>> start Data to process

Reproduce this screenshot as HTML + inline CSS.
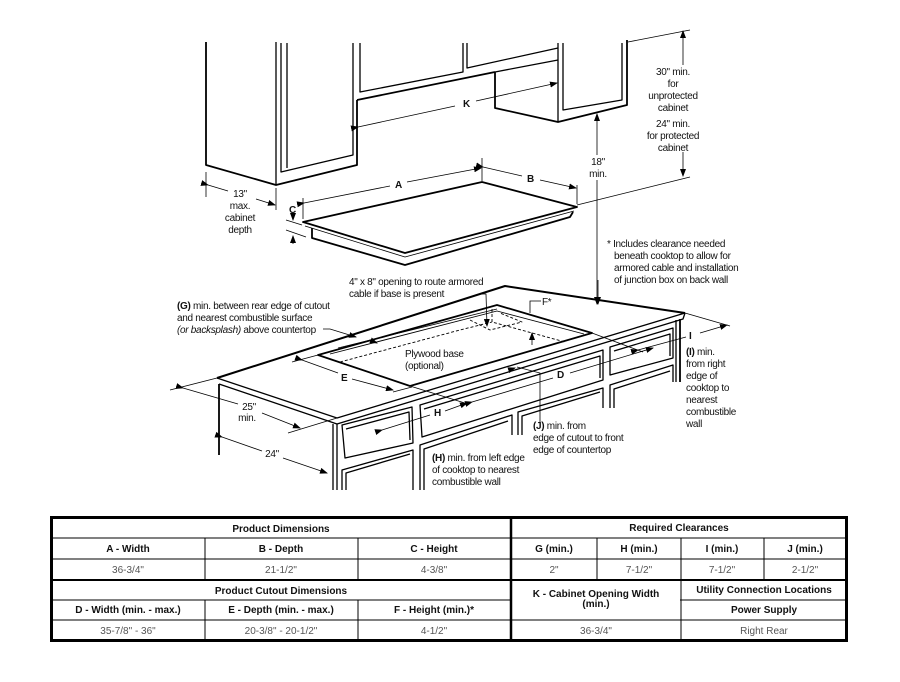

>> end Data to process
>> start Data to process

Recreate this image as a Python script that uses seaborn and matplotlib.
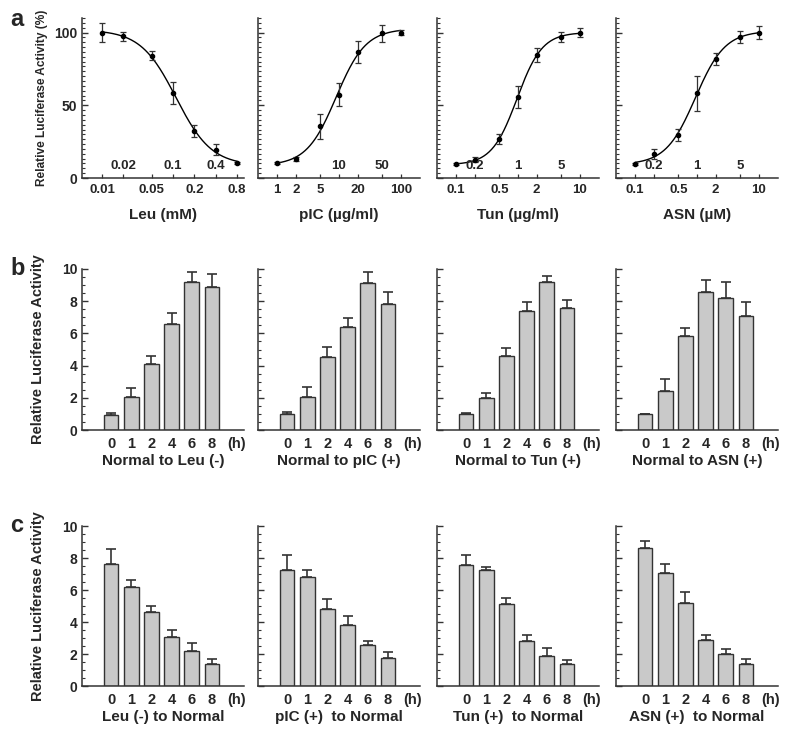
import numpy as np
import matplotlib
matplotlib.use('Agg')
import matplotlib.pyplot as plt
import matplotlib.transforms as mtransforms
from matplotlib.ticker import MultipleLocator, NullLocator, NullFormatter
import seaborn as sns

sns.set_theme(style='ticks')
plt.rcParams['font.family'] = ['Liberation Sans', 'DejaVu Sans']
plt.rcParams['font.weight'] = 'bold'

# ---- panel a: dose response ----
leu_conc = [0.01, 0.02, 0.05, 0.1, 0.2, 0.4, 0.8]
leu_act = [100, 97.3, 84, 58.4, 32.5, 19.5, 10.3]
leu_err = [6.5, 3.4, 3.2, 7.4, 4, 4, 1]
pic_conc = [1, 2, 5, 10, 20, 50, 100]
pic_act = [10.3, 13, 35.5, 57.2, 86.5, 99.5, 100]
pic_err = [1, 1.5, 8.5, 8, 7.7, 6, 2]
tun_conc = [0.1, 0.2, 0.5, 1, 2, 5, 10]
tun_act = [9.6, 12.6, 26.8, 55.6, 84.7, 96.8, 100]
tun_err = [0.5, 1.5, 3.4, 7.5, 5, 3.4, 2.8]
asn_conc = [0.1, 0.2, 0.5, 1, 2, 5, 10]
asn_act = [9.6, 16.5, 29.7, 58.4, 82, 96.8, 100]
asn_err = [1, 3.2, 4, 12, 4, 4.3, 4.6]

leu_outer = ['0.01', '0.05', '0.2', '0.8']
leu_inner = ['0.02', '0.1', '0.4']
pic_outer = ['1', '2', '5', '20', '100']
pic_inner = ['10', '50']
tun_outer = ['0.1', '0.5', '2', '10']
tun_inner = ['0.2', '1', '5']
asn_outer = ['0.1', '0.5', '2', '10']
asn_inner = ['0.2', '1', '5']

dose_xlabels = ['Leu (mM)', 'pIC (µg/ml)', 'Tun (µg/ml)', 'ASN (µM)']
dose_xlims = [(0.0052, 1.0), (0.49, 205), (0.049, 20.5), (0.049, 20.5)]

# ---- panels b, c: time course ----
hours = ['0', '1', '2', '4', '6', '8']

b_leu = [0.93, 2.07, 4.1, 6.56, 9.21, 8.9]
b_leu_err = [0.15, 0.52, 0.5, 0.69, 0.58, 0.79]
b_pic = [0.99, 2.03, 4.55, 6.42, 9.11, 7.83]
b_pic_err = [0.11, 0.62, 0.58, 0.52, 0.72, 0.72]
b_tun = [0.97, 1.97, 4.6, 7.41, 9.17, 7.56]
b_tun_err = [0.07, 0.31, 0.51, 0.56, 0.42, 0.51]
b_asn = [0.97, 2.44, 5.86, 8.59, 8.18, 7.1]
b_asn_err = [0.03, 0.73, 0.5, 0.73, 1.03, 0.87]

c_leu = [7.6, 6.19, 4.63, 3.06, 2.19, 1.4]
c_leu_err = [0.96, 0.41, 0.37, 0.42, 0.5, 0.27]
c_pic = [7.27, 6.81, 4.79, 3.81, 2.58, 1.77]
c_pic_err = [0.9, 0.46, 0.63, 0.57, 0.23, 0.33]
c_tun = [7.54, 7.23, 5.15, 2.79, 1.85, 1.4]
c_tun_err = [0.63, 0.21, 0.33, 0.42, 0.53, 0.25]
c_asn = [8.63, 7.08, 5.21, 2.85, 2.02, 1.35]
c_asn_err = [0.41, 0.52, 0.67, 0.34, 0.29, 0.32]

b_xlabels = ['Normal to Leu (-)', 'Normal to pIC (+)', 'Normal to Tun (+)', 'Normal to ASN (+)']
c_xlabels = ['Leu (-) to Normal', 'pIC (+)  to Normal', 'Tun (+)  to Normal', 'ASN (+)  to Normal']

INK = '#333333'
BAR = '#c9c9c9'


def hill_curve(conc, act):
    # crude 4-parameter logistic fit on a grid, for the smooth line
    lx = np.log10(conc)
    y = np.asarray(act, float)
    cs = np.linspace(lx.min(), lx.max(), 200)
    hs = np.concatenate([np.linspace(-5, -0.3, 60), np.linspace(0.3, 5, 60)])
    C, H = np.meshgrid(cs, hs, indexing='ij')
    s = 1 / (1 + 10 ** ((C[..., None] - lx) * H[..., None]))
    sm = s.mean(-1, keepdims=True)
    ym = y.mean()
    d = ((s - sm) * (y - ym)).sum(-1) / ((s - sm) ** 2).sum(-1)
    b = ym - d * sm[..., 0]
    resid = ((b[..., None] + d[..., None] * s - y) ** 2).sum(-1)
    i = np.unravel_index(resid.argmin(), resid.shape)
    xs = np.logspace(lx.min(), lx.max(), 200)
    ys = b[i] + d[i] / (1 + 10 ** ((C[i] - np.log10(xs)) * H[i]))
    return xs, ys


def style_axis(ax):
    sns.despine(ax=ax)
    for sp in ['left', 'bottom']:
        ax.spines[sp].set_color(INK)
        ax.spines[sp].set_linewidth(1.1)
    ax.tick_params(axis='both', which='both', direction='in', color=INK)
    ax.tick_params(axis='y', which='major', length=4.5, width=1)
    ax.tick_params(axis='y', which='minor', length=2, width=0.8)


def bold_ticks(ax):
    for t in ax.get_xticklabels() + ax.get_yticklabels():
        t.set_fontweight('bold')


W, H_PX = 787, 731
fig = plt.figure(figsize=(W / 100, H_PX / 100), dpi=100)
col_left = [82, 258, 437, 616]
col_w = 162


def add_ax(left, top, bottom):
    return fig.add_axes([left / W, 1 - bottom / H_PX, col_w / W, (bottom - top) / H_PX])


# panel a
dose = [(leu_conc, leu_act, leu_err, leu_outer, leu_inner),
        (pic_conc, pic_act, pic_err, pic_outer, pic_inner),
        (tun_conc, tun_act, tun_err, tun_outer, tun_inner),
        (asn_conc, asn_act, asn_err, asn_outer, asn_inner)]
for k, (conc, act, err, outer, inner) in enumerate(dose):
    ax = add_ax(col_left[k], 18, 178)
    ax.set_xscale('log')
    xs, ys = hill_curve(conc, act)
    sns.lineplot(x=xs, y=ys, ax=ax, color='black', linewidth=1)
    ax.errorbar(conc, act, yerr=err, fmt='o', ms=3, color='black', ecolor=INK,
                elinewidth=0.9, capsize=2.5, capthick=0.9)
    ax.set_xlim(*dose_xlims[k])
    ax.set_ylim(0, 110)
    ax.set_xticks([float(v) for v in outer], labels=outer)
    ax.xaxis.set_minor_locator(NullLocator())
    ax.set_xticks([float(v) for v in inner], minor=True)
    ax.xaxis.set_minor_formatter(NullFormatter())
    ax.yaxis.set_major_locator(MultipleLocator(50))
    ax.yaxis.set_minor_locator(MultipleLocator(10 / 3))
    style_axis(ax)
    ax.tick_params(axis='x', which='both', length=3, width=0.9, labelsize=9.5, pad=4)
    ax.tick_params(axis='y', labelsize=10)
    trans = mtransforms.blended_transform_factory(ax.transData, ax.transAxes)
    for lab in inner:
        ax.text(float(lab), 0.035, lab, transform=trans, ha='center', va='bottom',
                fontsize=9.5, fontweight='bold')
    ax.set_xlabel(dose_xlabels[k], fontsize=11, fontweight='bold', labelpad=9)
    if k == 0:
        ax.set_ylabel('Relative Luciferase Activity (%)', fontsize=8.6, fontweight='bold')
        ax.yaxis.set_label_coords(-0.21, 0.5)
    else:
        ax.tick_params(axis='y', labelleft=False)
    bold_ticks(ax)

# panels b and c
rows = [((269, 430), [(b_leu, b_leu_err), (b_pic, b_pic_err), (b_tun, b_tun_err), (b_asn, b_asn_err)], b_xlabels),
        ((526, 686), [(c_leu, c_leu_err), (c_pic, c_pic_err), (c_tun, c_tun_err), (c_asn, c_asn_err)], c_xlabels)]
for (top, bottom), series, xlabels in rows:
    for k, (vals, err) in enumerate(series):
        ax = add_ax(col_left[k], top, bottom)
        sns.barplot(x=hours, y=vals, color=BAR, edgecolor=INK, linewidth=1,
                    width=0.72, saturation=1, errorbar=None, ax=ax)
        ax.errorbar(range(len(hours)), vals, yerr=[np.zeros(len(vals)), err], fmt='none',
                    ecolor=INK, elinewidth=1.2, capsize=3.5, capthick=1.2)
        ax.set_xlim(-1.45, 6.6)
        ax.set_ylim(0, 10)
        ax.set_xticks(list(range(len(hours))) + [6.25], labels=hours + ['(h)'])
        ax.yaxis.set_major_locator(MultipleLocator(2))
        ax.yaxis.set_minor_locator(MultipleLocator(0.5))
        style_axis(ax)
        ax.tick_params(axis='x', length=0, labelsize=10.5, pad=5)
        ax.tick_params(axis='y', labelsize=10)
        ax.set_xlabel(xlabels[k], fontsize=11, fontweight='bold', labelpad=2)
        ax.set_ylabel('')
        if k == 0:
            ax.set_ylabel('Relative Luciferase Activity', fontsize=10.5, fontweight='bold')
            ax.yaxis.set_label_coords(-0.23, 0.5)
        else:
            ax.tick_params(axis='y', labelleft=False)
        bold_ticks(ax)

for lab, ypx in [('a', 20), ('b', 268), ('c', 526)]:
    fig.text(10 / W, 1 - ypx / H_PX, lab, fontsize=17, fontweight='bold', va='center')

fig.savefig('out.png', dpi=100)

>> end Data to process
>> start Data to process

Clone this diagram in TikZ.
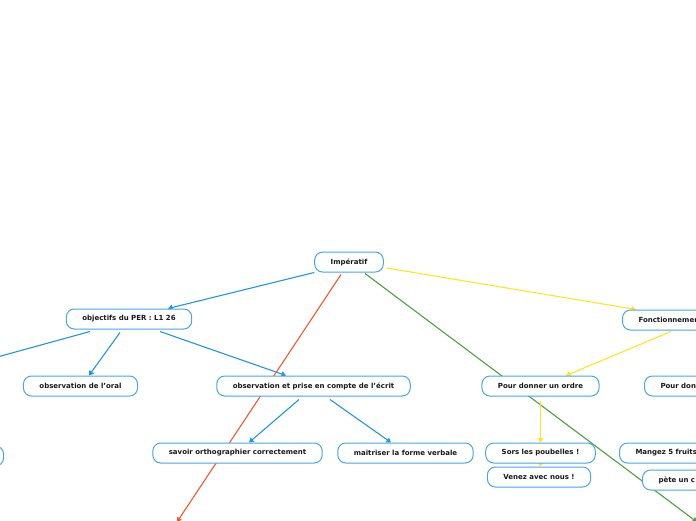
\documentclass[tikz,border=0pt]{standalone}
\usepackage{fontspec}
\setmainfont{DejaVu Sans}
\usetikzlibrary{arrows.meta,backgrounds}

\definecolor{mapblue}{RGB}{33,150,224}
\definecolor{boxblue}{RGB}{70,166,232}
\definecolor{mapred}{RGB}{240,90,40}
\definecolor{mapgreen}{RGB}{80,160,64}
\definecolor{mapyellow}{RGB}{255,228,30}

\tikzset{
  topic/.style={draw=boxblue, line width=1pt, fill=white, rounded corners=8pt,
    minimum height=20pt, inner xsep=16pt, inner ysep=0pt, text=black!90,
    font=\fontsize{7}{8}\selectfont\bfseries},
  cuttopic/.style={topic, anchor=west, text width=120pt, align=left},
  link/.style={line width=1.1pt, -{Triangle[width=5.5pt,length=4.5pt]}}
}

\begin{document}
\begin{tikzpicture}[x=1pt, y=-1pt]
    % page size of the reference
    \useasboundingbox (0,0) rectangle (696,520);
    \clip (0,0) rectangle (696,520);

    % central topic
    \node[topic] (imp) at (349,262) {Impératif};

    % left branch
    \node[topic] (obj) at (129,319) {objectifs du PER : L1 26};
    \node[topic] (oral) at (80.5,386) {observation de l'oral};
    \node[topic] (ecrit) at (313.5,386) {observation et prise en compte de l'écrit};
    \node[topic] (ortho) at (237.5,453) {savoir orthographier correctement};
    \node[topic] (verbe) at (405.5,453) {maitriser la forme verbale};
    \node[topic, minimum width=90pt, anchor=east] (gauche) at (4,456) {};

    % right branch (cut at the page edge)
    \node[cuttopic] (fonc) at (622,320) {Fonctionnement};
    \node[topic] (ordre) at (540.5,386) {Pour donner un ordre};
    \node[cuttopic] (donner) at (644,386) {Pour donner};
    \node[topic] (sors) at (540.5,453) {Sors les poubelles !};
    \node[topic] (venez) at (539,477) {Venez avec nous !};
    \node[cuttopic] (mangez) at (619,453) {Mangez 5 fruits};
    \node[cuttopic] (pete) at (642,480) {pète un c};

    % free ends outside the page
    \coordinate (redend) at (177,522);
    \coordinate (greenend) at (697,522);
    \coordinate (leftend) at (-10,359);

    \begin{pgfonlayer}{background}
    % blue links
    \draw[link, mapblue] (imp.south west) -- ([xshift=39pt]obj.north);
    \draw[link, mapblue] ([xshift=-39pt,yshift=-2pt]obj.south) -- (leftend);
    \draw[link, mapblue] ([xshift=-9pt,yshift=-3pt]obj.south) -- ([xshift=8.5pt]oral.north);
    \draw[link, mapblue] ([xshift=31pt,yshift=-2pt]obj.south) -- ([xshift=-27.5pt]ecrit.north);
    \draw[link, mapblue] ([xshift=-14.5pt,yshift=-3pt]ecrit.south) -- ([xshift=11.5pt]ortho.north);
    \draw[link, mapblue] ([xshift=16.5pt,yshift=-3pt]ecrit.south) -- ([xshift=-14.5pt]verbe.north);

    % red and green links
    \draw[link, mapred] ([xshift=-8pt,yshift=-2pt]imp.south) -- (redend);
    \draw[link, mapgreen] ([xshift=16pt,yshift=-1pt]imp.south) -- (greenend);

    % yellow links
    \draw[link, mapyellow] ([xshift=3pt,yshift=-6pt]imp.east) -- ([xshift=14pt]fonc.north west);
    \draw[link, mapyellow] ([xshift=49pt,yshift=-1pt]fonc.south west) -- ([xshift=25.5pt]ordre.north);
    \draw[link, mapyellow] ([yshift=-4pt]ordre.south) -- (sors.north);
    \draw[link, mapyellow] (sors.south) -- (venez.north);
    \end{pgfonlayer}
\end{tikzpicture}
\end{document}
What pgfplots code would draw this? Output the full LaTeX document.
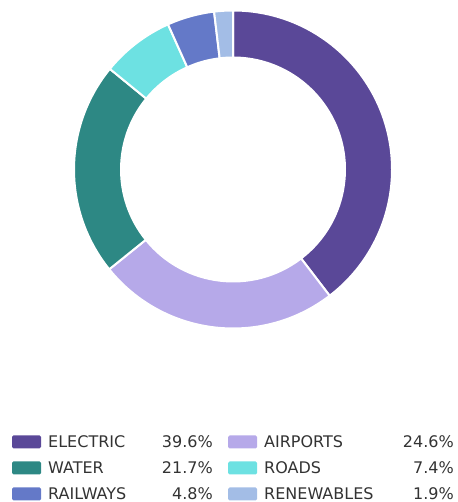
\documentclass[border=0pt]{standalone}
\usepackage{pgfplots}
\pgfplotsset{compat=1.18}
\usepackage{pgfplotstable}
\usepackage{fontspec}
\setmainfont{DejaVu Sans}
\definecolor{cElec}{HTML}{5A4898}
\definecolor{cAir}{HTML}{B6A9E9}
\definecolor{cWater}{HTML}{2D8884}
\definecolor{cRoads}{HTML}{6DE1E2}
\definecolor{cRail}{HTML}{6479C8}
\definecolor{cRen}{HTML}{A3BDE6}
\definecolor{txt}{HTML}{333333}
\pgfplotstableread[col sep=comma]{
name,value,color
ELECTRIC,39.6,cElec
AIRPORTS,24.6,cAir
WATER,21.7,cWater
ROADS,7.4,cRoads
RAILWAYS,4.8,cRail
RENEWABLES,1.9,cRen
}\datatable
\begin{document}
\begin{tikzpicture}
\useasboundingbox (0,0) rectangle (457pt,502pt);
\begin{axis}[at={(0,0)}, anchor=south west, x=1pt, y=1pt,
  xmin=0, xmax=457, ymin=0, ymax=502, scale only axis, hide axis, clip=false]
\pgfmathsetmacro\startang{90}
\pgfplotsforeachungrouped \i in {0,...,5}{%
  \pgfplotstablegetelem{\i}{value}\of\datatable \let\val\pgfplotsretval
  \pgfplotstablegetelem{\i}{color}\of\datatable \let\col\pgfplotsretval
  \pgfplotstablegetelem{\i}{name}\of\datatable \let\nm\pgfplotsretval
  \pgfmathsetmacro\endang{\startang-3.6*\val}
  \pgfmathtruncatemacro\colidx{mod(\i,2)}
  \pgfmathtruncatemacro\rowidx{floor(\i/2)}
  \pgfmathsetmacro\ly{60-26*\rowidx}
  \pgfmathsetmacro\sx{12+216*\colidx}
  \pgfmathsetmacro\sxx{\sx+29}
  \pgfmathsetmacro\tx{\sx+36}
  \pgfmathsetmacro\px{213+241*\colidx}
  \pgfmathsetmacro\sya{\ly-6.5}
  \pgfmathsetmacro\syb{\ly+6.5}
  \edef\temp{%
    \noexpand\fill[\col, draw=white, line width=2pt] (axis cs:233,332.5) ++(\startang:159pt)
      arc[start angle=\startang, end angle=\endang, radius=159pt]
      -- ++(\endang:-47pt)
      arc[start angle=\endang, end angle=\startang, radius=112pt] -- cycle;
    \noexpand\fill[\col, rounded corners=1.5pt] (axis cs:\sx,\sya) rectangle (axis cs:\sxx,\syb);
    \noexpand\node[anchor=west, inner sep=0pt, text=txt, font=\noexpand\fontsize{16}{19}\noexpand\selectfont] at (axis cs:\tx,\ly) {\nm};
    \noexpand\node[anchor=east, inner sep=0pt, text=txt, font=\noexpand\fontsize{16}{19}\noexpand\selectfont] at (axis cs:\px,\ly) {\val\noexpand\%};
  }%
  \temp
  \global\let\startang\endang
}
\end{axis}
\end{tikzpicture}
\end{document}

>> end Data to process

» **Aim of the exercise**
Copy out each line of the data containing the string "HTML".

» **The reply**
Reproduce this screenshot as HTML + inline CSS.
\definecolor{cElec}{HTML}{5A4898}
\definecolor{cAir}{HTML}{B6A9E9}
\definecolor{cWater}{HTML}{2D8884}
\definecolor{cRoads}{HTML}{6DE1E2}
\definecolor{cRail}{HTML}{6479C8}
\definecolor{cRen}{HTML}{A3BDE6}
\definecolor{txt}{HTML}{333333}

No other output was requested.